The EWG’s Shopper’s Guide to Avoiding GE Food, “will help consumers find supermarket foods made without ingredients likely to be genetically engineered,” the group said in a statement. The guide also “aims to help shoppers decide which foods are most important to buy certified organic or GE-free.”
According to some estimates, notes EWG, more than 75 percent of foods sold in supermarkets contain genetically engineered (or GMO) ingredients.
“Avoiding GE foods isn’t easy because consumers are denied the right to know if foods in the grocery aisles have been genetically engineered or contain GE ingredients,” said Renee Sharp, EWG’s director of research. “It is our hope that EWG’s new guide will provide shoppers with the information they need to make more informed decisions when shopping for themselves or their families.”
The guide focuses on four of the most common food ingredients likely to be GMO: soybeans, sugar, vegetable oils, and varieties of field corn.
“Some 93 percent of soybeans and 90 percent of corn grown in the U.S. have been genetically engineered.

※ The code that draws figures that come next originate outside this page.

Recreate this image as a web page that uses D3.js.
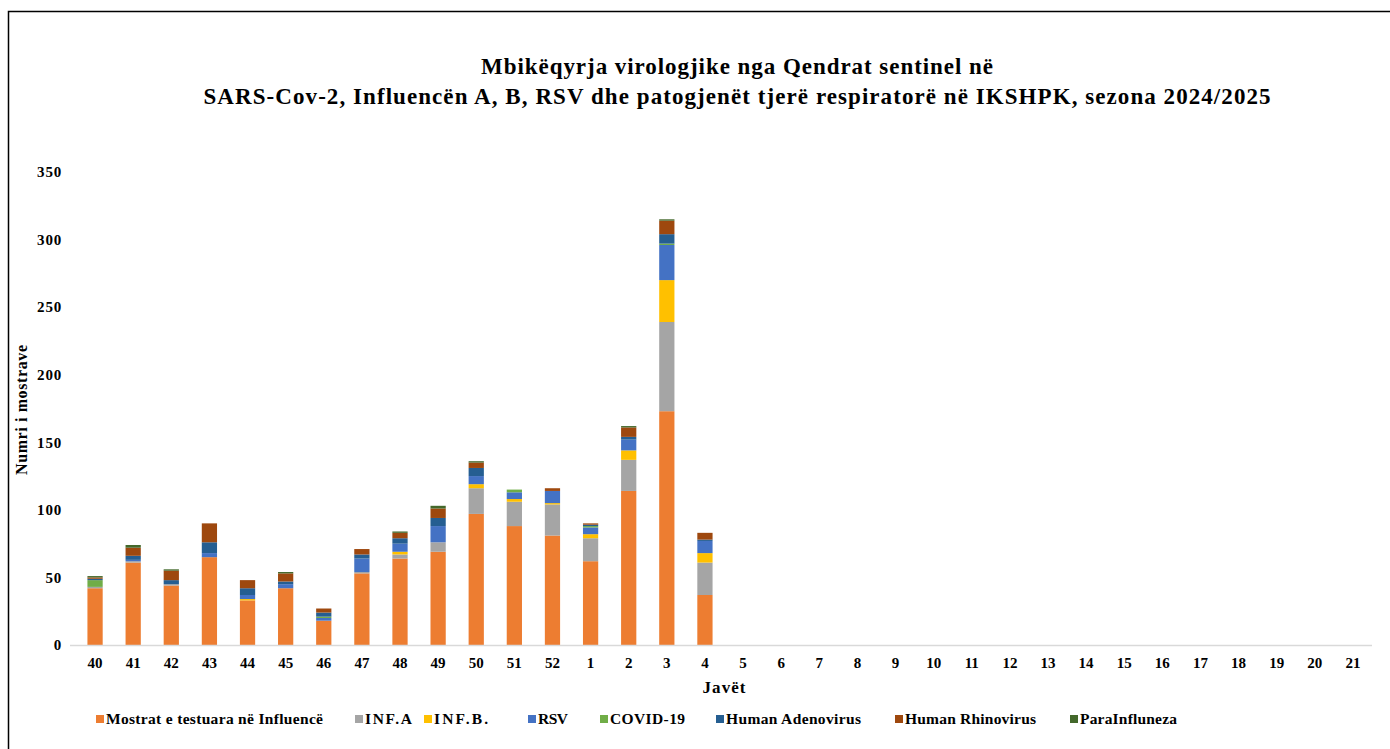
<!DOCTYPE html>
<html>
<head>
<meta charset="utf-8">
<script src="https://cdn.jsdelivr.net/npm/d3@7"></script>
<style>
  body { margin: 0; background: #fff; }
  svg text { font-family: 'Liberation Serif', 'Times New Roman', serif; font-weight: bold; fill: #000; }
</style>
</head>
<body>
<svg id="chart" width="1390" height="749"></svg>
<script>
'use strict'

// week labels on the x axis
var weeks = ['40', '41', '42', '43', '44', '45', '46', '47', '48', '49', '50', '51', '52',
  '1', '2', '3', '4', '5', '6', '7', '8', '9', '10', '11', '12', '13', '14', '15', '16',
  '17', '18', '19', '20', '21']

// values read for weeks 40 .. 4 (later weeks have no data yet)
var mostrat = [42, 61, 44, 65, 33, 42, 18, 53, 64, 69, 97, 88, 81, 62, 114, 173, 37]
var infA = [1, 1, 1, 0, 0, 0, 0, 1, 3, 7, 19, 18, 23, 17, 23, 66, 24]
var infB = [0, 0, 0, 0, 1, 0, 0, 0, 2, 0, 3, 2, 1, 3, 7, 31, 7]
var rsv = [0, 1, 0, 3, 3, 3, 2, 10, 6, 12, 6, 5, 9, 5, 8, 26, 9]
var covid = [5, 0, 0, 0, 0, 0, 1, 0, 0, 0, 0, 2, 0, 1, 0, 1, 0]
var adeno = [1, 3, 3, 8, 5, 2, 3, 3, 4, 6, 6, 0, 0, 1, 2, 7, 1]
var rhino = [1, 6, 7, 14, 6, 6, 3, 4, 4, 7, 4, 0, 2, 1, 7, 10, 5]
var para = [1, 2, 1, 0, 0, 1, 0, 0, 1, 2, 1, 0, 0, 0, 1, 1, 0]

var yTicks = [0, 50, 100, 150, 200, 250, 300, 350]

var series = [
  { key: 'Mostrat e testuara në Influencë', values: mostrat, color: '#ED7D31' },
  { key: 'INF.A', values: infA, color: '#A5A5A5' },
  { key: 'INF.B.', values: infB, color: '#FFC000' },
  { key: 'RSV', values: rsv, color: '#4472C4' },
  { key: 'COVID-19', values: covid, color: '#70AD47' },
  { key: 'Human Adenovirus', values: adeno, color: '#255E91' },
  { key: 'Human Rhinovirus', values: rhino, color: '#9E480E' },
  { key: 'ParaInfluneza', values: para, color: '#43682B' }
]

// legend placement (x of marker, width of label)
var legendX = [96, 355, 424, 528, 600, 716, 895, 1070]
var legendW = [217, 47, 54, 30, 75, 135, 131, 97]

var svg = d3.select('#chart')

// outer frame
svg.append('rect')
  .attr('x', 8.5).attr('y', 11.5)
  .attr('width', 1400).attr('height', 800)
  .style('fill', 'none').style('stroke', '#000').style('stroke-width', 1.5)

// title
var title = svg.append('text')
  .attr('text-anchor', 'middle')
  .style('font-size', '23px')
title.append('tspan').attr('x', 737).attr('y', 74)
  .attr('textLength', 512).attr('lengthAdjust', 'spacing')
  .text('Mbikëqyrja virologjike  nga Qendrat  sentinel  në')
title.append('tspan').attr('x', 737).attr('y', 104)
  .attr('textLength', 1067).attr('lengthAdjust', 'spacing')
  .text('SARS-Cov-2,  Influencën A, B, RSV dhe patogjenët tjerë respiratorë  në IKSHPK, sezona  2024/2025')

var x = d3.scaleBand()
  .domain(weeks)
  .range([76, 1372])
  .paddingInner(0.6)
  .paddingOuter(0.3)

var y = d3.scaleLinear()
  .domain([0, 350])
  .range([645, 172])

// build rows for the stack
var rows = mostrat.map(function (d, i) {
  var row = { week: weeks[i] }
  series.forEach(function (s) { row[s.key] = s.values[i] })
  return row
})

var stack = d3.stack().keys(series.map(function (s) { return s.key }))
var layers = stack(rows)

var layer = svg.selectAll('g.layer')
  .data(layers)
  .enter().append('g')
  .attr('class', 'layer')
  .style('fill', function (d, i) { return series[i].color })

layer.selectAll('rect')
  .data(function (d) { return d })
  .enter().append('rect')
  .attr('x', function (d) { return x(d.data.week) })
  .attr('width', x.bandwidth())
  .attr('y', function (d) { return y(d[1]) })
  .attr('height', function (d) { return y(d[0]) - y(d[1]) })

// x axis line
svg.append('line')
  .attr('x1', 70).attr('x2', 1372)
  .attr('y1', y(0) + 0.5).attr('y2', y(0) + 0.5)
  .style('stroke', '#D9D9D9').style('stroke-width', 1.5)

// x axis labels
var xAxis = d3.axisBottom(x).tickSize(0).tickPadding(12)
var gx = svg.append('g')
  .attr('transform', 'translate(0,' + y(0) + ')')
  .call(xAxis)
gx.select('.domain').remove()
gx.selectAll('text')
  .style('font-family', "'Liberation Serif', serif")
  .style('font-weight', 'bold')
  .style('font-size', '15px')

// y axis labels
var yAxis = d3.axisLeft(y).tickValues(yTicks).tickSize(0).tickPadding(0)
var gy = svg.append('g')
  .attr('transform', 'translate(62,0)')
  .call(yAxis)
gy.select('.domain').remove()
gy.selectAll('text')
  .style('font-family', "'Liberation Serif', serif")
  .style('font-weight', 'bold')
  .style('font-size', '15px')
  .style('letter-spacing', '0.8px')

// axis titles
svg.append('text')
  .attr('x', 724).attr('y', 693)
  .attr('text-anchor', 'middle')
  .attr('textLength', 43).attr('lengthAdjust', 'spacing')
  .style('font-size', '17px')
  .text('Javët')

svg.append('text')
  .attr('transform', 'translate(27,410) rotate(-90)')
  .attr('text-anchor', 'middle')
  .attr('textLength', 130).attr('lengthAdjust', 'spacing')
  .style('font-size', '16px')
  .text('Numri i mostrave')

// legend
var legend = svg.selectAll('g.legend')
  .data(series)
  .enter().append('g')
  .attr('class', 'legend')
  .attr('transform', function (d, i) { return 'translate(' + legendX[i] + ',720)' })
legend.append('rect')
  .attr('x', 0).attr('y', -5)
  .attr('width', 8).attr('height', 8)
  .style('fill', function (d) { return d.color })
legend.append('text')
  .attr('x', 10).attr('y', 4)
  .attr('textLength', function (d, i) { return legendW[i] })
  .attr('lengthAdjust', 'spacing')
  .style('font-size', '15.5px')
  .text(function (d) { return d.key })
</script>
</body>
</html>
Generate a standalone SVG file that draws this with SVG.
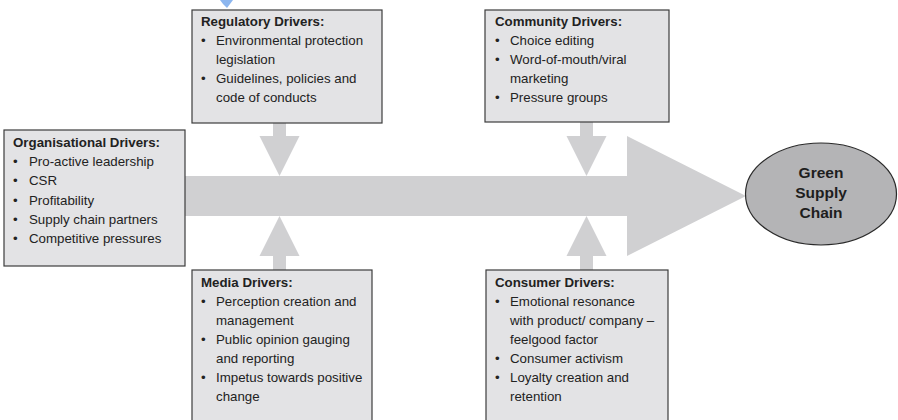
<svg xmlns="http://www.w3.org/2000/svg" width="898" height="420" viewBox="0 0 898 420">
<style>
.box{fill:#e3e3e5;stroke:#3c3c3c;stroke-width:1.2}
.arr{fill:#d0d0d2;stroke:none}
.t{font-family:"Liberation Sans",Arial,sans-serif;font-size:13.3px;fill:#222}
.h{font-weight:bold}
.g{font-family:"Liberation Sans",Arial,sans-serif;font-size:15.5px;font-weight:bold;fill:#1e1e1e;text-anchor:middle}
</style>
<rect width="898" height="420" fill="#ffffff"/>
<polygon points="220,0 233,0 227,8 223,4" fill="#8cb6ef"/>
<g id="connectors">
<path class="arr" d="M185,176 H627 V136 L746,196 L627,256 V216 H185 Z"/>
<path class="arr" d="M273,123 H286 V136 H299.5 L279.5,176 L259.5,136 H273 Z"/>
<path class="arr" d="M580,122 H593 V136 H606.5 L586.5,176 L566.5,136 H580 Z"/>
<path class="arr" d="M273,270 H286 V256 H299.5 L279.5,216 L259.5,256 H273 Z"/>
<path class="arr" d="M580,270 H593 V256 H606.5 L586.5,216 L566.5,256 H580 Z"/>
</g>
<g id="regulatory">
<rect class="box" x="192" y="10" width="190" height="113"/>
<text class="t h" x="201" y="25.5">Regulatory Drivers:</text>
<text class="t" x="201" y="44.5">•</text><text class="t" x="216" y="44.5">Environmental protection</text>
<text class="t" x="216" y="63.5">legislation</text>
<text class="t" x="201" y="82.5">•</text><text class="t" x="216" y="82.5">Guidelines, policies and</text>
<text class="t" x="216" y="101.5">code of conducts</text>
</g>
<g id="community">
<rect class="box" x="485" y="10" width="184" height="112"/>
<text class="t h" x="495" y="25.5">Community Drivers:</text>
<text class="t" x="495" y="44.5">•</text><text class="t" x="510" y="44.5">Choice editing</text>
<text class="t" x="495" y="63.5">•</text><text class="t" x="510" y="63.5">Word-of-mouth/viral</text>
<text class="t" x="510" y="82.5">marketing</text>
<text class="t" x="495" y="101.5">•</text><text class="t" x="510" y="101.5">Pressure groups</text>
</g>
<g id="organisational">
<rect class="box" x="4" y="130" width="181" height="136"/>
<text class="t h" x="13" y="147">Organisational Drivers:</text>
<text class="t" x="13" y="166.2">•</text><text class="t" x="29" y="166.2">Pro-active leadership</text>
<text class="t" x="13" y="185.4">•</text><text class="t" x="29" y="185.4">CSR</text>
<text class="t" x="13" y="204.6">•</text><text class="t" x="29" y="204.6">Profitability</text>
<text class="t" x="13" y="223.8">•</text><text class="t" x="29" y="223.8">Supply chain partners</text>
<text class="t" x="13" y="243">•</text><text class="t" x="29" y="243">Competitive pressures</text>
</g>
<g id="media">
<rect class="box" x="192" y="270" width="180" height="160"/>
<text class="t h" x="201" y="286.5">Media Drivers:</text>
<text class="t" x="201" y="305.5">•</text><text class="t" x="216" y="305.5">Perception creation and</text>
<text class="t" x="216" y="324.5">management</text>
<text class="t" x="201" y="343.5">•</text><text class="t" x="216" y="343.5">Public opinion gauging</text>
<text class="t" x="216" y="362.5">and reporting</text>
<text class="t" x="201" y="381.5">•</text><text class="t" x="216" y="381.5">Impetus towards positive</text>
<text class="t" x="216" y="400.5">change</text>
</g>
<g id="consumer">
<rect class="box" x="486" y="270" width="182" height="160"/>
<text class="t h" x="495" y="286.5">Consumer Drivers:</text>
<text class="t" x="495" y="305.5">•</text><text class="t" x="510" y="305.5">Emotional resonance</text>
<text class="t" x="510" y="324.5">with product/ company –</text>
<text class="t" x="510" y="343.5">feelgood factor</text>
<text class="t" x="495" y="362.5">•</text><text class="t" x="510" y="362.5">Consumer activism</text>
<text class="t" x="495" y="381.5">•</text><text class="t" x="510" y="381.5">Loyalty creation and</text>
<text class="t" x="510" y="400.5">retention</text>
</g>
<g id="green-supply-chain">
<ellipse cx="821" cy="194" rx="75.5" ry="51" fill="#b4b4b6" stroke="#2a2a2a" stroke-width="1.2"/>
<text class="g" x="821" y="178">Green</text>
<text class="g" x="821" y="197.5">Supply</text>
<text class="g" x="821" y="218">Chain</text>
</g>
</svg>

Sugar beets account for 55 percent of U.S.-grown sugar, and 95 percent of the crop is genetically engineered. Soybean oil, canola oil, cottonseed oil and corn oil made in the U.S. come from crops that are almost entirely genetically engineered,” the group notes. “These oils are among the largest sources of generic ‘vegetable oil’.”
Consumers using the guide will also find a list of foods that may be genetically engineered including papaya, zucchini and yellow summer squash, and sweet corn, as well as salmon, plums, potatoes, rice, and tomatoes—GE foods in the approval process that may soon be available in U.S. stores.
“More and more consumers are looking for ways to avoid GE ingredients,” said Nneka Leiba, EWG’s deputy director of research. “That’s why we created this easy-to-use shopping guide. Shoppers can rely on EWG’s guide to be confident they’re buying food that hasn’t been genetically engineered or doesn’t contain GE ingredients.”
Genetically engineered foods pose environmental and health risks for a number of reasons. Major concerns lie in the heavy applications of pesticides and herbicides required in growing GE crops.